The foundation’s co-founder acknowledges that her Wall Street income allowed her to have enough savings to make an easier career transition, but suggests that people need not be held hostage by their bank statement.
“Yes, a financial safety net empowers you, but there’s something innate in people that gives them courage to go down a different path,” she adds.
Brooks was the foundation’s president and CEO from 2000 to 2007, transitioning to her current telecommuting role that allows her to be home with her 6-year-old twin daughters. As executive vice chairman, she now meets with donors and oversees fund-raising strategy, communications and marketing.

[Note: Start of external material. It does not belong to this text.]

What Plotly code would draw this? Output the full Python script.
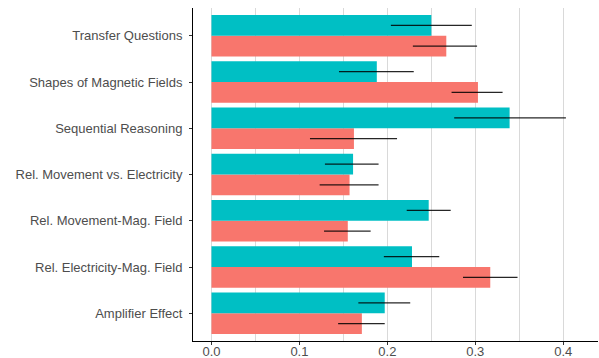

When looking for a first job, Brooks advises college graduates to consider a general nonprofit sector, such as human rights, the environment or health care, and then compare those organizations based on workplace culture.
“Don’t just look for mentors in a boss, but think about who your peers will be. If you visit a nonprofit and you don’t see your potential peers hustling or feeling empowered, that’s an indication for how effective you will be,” she warns. “There are plenty of poorly run nonprofits that don’t go out of business.”
Brooks suggests looking for a charity in which the staff makes daily decisions instead of taking orders from the board of directors. She also sees red flags in organizations that outwardly brag about how much money they raise.
“What you really want to know is what is being done with the money. We don’t have endowments. We don’t want to raise a lot of money and just sit on it for the future. We try to deploy it as quickly as possible to make an immediate impact.”